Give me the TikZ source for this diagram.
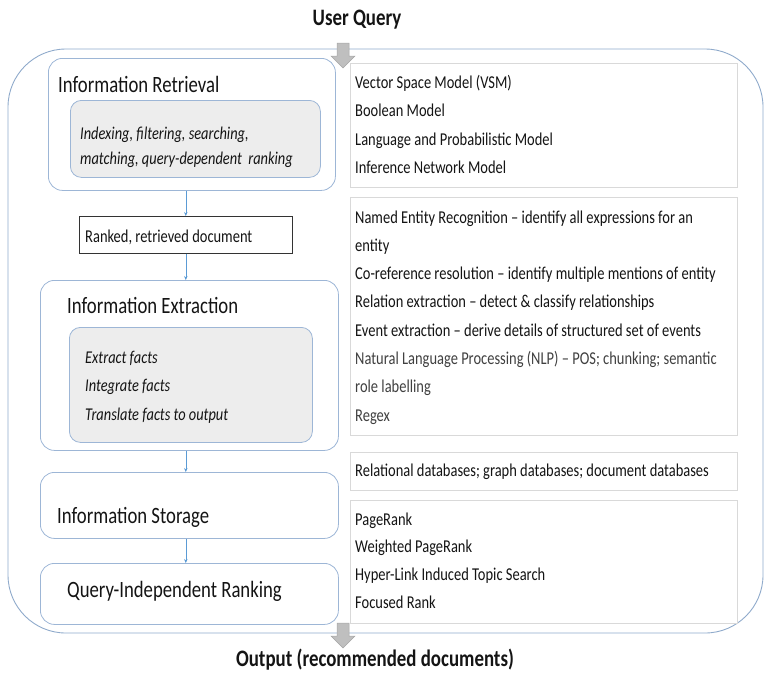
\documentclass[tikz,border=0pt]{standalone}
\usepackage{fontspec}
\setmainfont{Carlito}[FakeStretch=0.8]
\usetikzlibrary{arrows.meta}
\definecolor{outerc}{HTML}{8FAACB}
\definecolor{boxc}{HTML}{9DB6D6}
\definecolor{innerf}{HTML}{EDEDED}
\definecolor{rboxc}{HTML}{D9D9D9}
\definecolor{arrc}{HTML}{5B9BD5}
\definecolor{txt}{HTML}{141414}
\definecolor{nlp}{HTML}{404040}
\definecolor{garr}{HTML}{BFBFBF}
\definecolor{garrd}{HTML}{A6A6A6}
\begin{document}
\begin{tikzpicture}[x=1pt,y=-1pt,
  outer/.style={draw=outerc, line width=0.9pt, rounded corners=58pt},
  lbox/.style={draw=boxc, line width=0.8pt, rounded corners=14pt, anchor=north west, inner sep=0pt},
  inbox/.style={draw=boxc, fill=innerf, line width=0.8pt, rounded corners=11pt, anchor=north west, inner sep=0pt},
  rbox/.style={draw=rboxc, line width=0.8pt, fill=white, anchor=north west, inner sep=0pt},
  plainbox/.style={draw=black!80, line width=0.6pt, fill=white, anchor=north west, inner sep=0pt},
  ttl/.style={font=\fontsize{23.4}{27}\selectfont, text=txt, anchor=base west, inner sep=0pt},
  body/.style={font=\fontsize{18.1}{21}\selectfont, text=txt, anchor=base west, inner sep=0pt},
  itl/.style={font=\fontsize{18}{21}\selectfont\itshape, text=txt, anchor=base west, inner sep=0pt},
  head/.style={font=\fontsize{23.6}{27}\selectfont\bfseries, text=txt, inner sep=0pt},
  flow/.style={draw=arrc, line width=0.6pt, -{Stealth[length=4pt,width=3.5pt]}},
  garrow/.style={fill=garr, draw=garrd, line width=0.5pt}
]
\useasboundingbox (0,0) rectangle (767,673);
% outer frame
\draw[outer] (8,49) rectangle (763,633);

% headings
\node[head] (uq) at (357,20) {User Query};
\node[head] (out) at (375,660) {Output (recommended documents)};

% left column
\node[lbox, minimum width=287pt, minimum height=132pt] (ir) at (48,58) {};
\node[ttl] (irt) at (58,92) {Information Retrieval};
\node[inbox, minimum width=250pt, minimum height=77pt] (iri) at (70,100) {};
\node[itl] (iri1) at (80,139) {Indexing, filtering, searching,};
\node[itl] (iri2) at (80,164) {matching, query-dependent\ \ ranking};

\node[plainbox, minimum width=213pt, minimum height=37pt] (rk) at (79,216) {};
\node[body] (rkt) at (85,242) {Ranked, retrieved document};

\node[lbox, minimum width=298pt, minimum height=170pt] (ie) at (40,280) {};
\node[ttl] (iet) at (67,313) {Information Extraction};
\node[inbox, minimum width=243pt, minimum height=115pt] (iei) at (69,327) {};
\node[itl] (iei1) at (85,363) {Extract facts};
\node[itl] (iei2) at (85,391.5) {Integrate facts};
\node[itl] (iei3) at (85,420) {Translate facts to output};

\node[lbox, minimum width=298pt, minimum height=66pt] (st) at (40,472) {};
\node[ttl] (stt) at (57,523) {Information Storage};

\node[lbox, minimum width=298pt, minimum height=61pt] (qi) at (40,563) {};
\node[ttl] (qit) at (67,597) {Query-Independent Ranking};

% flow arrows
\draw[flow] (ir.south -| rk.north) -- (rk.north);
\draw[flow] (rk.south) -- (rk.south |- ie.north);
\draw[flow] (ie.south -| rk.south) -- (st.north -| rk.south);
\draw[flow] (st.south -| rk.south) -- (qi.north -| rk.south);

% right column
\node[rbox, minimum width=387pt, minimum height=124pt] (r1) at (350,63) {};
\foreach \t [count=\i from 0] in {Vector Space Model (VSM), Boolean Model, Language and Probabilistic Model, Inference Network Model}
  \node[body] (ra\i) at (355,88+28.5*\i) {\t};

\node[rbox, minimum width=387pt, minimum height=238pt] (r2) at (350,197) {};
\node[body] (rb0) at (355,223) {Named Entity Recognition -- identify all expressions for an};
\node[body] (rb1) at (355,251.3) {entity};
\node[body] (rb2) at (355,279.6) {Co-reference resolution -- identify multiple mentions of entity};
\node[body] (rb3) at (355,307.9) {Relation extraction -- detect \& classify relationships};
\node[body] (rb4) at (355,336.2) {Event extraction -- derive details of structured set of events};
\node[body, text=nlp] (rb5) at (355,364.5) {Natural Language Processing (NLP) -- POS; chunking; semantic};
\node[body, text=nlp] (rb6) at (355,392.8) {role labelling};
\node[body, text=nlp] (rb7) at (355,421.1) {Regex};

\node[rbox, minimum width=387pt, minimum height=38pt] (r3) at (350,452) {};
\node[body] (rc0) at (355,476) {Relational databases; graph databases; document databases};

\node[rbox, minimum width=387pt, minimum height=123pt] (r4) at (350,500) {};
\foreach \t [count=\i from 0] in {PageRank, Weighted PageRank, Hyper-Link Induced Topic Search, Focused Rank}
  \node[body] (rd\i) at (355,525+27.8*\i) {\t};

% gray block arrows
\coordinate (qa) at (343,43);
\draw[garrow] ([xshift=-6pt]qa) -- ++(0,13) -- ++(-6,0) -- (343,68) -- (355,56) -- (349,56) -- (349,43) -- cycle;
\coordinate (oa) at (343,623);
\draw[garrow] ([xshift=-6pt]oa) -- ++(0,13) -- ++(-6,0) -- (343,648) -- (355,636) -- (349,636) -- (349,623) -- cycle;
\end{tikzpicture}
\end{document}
..........
**Task statement**. All of the material above needs to be restated exactly, with no pictures.

**Answer in full**.
Give me the TikZ source for this diagram.
\documentclass[tikz,border=0pt]{standalone}
\usepackage{fontspec}
\setmainfont{Carlito}[FakeStretch=0.8]
\usetikzlibrary{arrows.meta}
\definecolor{outerc}{HTML}{8FAACB}
\definecolor{boxc}{HTML}{9DB6D6}
\definecolor{innerf}{HTML}{EDEDED}
\definecolor{rboxc}{HTML}{D9D9D9}
\definecolor{arrc}{HTML}{5B9BD5}
\definecolor{txt}{HTML}{141414}
\definecolor{nlp}{HTML}{404040}
\definecolor{garr}{HTML}{BFBFBF}
\definecolor{garrd}{HTML}{A6A6A6}
\begin{document}
\begin{tikzpicture}[x=1pt,y=-1pt,
  outer/.style={draw=outerc, line width=0.9pt, rounded corners=58pt},
  lbox/.style={draw=boxc, line width=0.8pt, rounded corners=14pt, anchor=north west, inner sep=0pt},
  inbox/.style={draw=boxc, fill=innerf, line width=0.8pt, rounded corners=11pt, anchor=north west, inner sep=0pt},
  rbox/.style={draw=rboxc, line width=0.8pt, fill=white, anchor=north west, inner sep=0pt},
  plainbox/.style={draw=black!80, line width=0.6pt, fill=white, anchor=north west, inner sep=0pt},
  ttl/.style={font=\fontsize{23.4}{27}\selectfont, text=txt, anchor=base west, inner sep=0pt},
  body/.style={font=\fontsize{18.1}{21}\selectfont, text=txt, anchor=base west, inner sep=0pt},
  itl/.style={font=\fontsize{18}{21}\selectfont\itshape, text=txt, anchor=base west, inner sep=0pt},
  head/.style={font=\fontsize{23.6}{27}\selectfont\bfseries, text=txt, inner sep=0pt},
  flow/.style={draw=arrc, line width=0.6pt, -{Stealth[length=4pt,width=3.5pt]}},
  garrow/.style={fill=garr, draw=garrd, line width=0.5pt}
]
\useasboundingbox (0,0) rectangle (767,673);
% outer frame
\draw[outer] (8,49) rectangle (763,633);

% headings
\node[head] (uq) at (357,20) {User Query};
\node[head] (out) at (375,660) {Output (recommended documents)};

% left column
\node[lbox, minimum width=287pt, minimum height=132pt] (ir) at (48,58) {};
\node[ttl] (irt) at (58,92) {Information Retrieval};
\node[inbox, minimum width=250pt, minimum height=77pt] (iri) at (70,100) {};
\node[itl] (iri1) at (80,139) {Indexing, filtering, searching,};
\node[itl] (iri2) at (80,164) {matching, query-dependent\ \ ranking};

\node[plainbox, minimum width=213pt, minimum height=37pt] (rk) at (79,216) {};
\node[body] (rkt) at (85,242) {Ranked, retrieved document};

\node[lbox, minimum width=298pt, minimum height=170pt] (ie) at (40,280) {};
\node[ttl] (iet) at (67,313) {Information Extraction};
\node[inbox, minimum width=243pt, minimum height=115pt] (iei) at (69,327) {};
\node[itl] (iei1) at (85,363) {Extract facts};
\node[itl] (iei2) at (85,391.5) {Integrate facts};
\node[itl] (iei3) at (85,420) {Translate facts to output};

\node[lbox, minimum width=298pt, minimum height=66pt] (st) at (40,472) {};
\node[ttl] (stt) at (57,523) {Information Storage};

\node[lbox, minimum width=298pt, minimum height=61pt] (qi) at (40,563) {};
\node[ttl] (qit) at (67,597) {Query-Independent Ranking};

% flow arrows
\draw[flow] (ir.south -| rk.north) -- (rk.north);
\draw[flow] (rk.south) -- (rk.south |- ie.north);
\draw[flow] (ie.south -| rk.south) -- (st.north -| rk.south);
\draw[flow] (st.south -| rk.south) -- (qi.north -| rk.south);

% right column
\node[rbox, minimum width=387pt, minimum height=124pt] (r1) at (350,63) {};
\foreach \t [count=\i from 0] in {Vector Space Model (VSM), Boolean Model, Language and Probabilistic Model, Inference Network Model}
  \node[body] (ra\i) at (355,88+28.5*\i) {\t};

\node[rbox, minimum width=387pt, minimum height=238pt] (r2) at (350,197) {};
\node[body] (rb0) at (355,223) {Named Entity Recognition -- identify all expressions for an};
\node[body] (rb1) at (355,251.3) {entity};
\node[body] (rb2) at (355,279.6) {Co-reference resolution -- identify multiple mentions of entity};
\node[body] (rb3) at (355,307.9) {Relation extraction -- detect \& classify relationships};
\node[body] (rb4) at (355,336.2) {Event extraction -- derive details of structured set of events};
\node[body, text=nlp] (rb5) at (355,364.5) {Natural Language Processing (NLP) -- POS; chunking; semantic};
\node[body, text=nlp] (rb6) at (355,392.8) {role labelling};
\node[body, text=nlp] (rb7) at (355,421.1) {Regex};

\node[rbox, minimum width=387pt, minimum height=38pt] (r3) at (350,452) {};
\node[body] (rc0) at (355,476) {Relational databases; graph databases; document databases};

\node[rbox, minimum width=387pt, minimum height=123pt] (r4) at (350,500) {};
\foreach \t [count=\i from 0] in {PageRank, Weighted PageRank, Hyper-Link Induced Topic Search, Focused Rank}
  \node[body] (rd\i) at (355,525+27.8*\i) {\t};

% gray block arrows
\coordinate (qa) at (343,43);
\draw[garrow] ([xshift=-6pt]qa) -- ++(0,13) -- ++(-6,0) -- (343,68) -- (355,56) -- (349,56) -- (349,43) -- cycle;
\coordinate (oa) at (343,623);
\draw[garrow] ([xshift=-6pt]oa) -- ++(0,13) -- ++(-6,0) -- (343,648) -- (355,636) -- (349,636) -- (349,623) -- cycle;
\end{tikzpicture}
\end{document}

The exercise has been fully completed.